• **Material for this task**
---------------
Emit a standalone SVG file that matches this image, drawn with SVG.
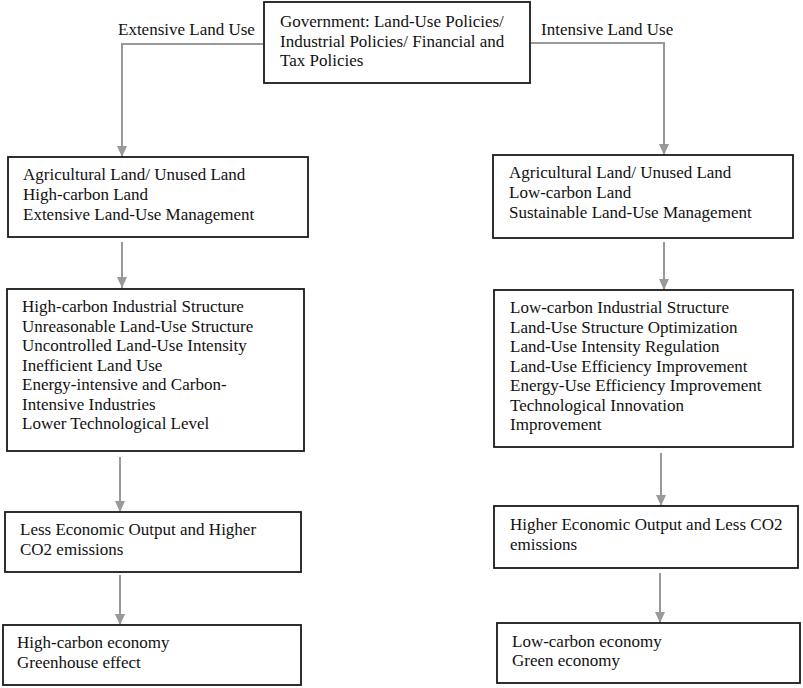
---------------
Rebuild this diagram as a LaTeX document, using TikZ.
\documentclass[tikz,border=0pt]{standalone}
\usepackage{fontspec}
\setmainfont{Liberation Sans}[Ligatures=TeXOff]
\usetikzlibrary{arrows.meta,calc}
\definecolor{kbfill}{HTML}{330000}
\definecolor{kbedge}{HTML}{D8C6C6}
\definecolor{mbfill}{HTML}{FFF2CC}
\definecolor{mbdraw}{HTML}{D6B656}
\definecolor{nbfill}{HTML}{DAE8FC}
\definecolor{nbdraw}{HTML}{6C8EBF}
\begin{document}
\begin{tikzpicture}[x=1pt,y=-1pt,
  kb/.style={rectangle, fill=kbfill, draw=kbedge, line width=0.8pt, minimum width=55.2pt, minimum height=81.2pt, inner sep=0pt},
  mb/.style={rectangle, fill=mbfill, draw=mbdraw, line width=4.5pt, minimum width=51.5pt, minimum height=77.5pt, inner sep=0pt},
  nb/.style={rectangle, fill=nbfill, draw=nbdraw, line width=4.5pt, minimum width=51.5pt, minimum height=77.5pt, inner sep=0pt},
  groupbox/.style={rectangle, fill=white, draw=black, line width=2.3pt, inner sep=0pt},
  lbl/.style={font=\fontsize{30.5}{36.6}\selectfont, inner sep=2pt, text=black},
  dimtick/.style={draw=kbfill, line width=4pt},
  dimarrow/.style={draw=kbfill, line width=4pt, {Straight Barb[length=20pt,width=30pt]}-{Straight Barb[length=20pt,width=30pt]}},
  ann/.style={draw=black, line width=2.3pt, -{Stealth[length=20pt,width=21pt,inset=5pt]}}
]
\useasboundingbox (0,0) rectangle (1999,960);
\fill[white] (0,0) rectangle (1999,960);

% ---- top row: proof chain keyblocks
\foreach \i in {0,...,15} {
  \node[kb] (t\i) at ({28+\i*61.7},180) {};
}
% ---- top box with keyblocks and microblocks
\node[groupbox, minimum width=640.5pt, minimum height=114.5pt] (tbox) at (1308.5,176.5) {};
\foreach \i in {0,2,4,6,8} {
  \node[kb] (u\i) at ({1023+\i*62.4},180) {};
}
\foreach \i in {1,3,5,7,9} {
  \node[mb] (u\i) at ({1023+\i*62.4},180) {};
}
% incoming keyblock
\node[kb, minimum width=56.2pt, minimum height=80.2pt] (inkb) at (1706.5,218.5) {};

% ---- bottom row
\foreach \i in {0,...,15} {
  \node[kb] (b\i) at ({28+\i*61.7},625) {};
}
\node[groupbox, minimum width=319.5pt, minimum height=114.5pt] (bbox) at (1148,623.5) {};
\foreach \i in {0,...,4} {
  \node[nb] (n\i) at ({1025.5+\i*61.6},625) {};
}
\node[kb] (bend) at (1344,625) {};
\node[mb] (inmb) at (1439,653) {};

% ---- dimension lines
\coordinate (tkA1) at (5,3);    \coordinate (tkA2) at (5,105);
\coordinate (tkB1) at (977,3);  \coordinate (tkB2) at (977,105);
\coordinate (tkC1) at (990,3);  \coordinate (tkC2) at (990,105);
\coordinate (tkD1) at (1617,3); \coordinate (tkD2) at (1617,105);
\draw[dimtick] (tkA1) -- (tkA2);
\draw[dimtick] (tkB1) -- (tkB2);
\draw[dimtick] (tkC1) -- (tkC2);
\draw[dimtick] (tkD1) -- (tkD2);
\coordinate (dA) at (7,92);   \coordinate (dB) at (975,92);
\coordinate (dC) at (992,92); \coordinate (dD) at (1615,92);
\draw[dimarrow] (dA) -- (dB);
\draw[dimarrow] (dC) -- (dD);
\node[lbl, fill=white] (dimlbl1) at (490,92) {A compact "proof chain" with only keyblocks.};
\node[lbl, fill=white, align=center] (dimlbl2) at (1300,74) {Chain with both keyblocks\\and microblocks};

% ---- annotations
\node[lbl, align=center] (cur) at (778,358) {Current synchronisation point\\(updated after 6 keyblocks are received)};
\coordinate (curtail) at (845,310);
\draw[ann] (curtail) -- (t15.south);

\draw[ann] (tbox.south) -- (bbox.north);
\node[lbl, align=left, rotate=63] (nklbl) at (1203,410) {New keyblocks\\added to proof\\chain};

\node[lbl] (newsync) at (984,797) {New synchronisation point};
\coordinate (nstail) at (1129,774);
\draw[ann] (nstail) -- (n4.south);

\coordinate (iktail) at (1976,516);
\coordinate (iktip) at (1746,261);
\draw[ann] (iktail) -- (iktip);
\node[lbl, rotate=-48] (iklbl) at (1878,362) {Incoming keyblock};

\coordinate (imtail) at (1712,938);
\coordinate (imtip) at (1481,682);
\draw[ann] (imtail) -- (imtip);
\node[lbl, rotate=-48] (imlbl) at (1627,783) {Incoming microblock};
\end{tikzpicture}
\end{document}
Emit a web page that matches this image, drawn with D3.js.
---------------
• **Problem to solve**
Set out every line from the material that contains the string "image".

• **Answer to the problem**
Emit a standalone SVG file that matches this image, drawn with SVG.
Emit a web page that matches this image, drawn with D3.js.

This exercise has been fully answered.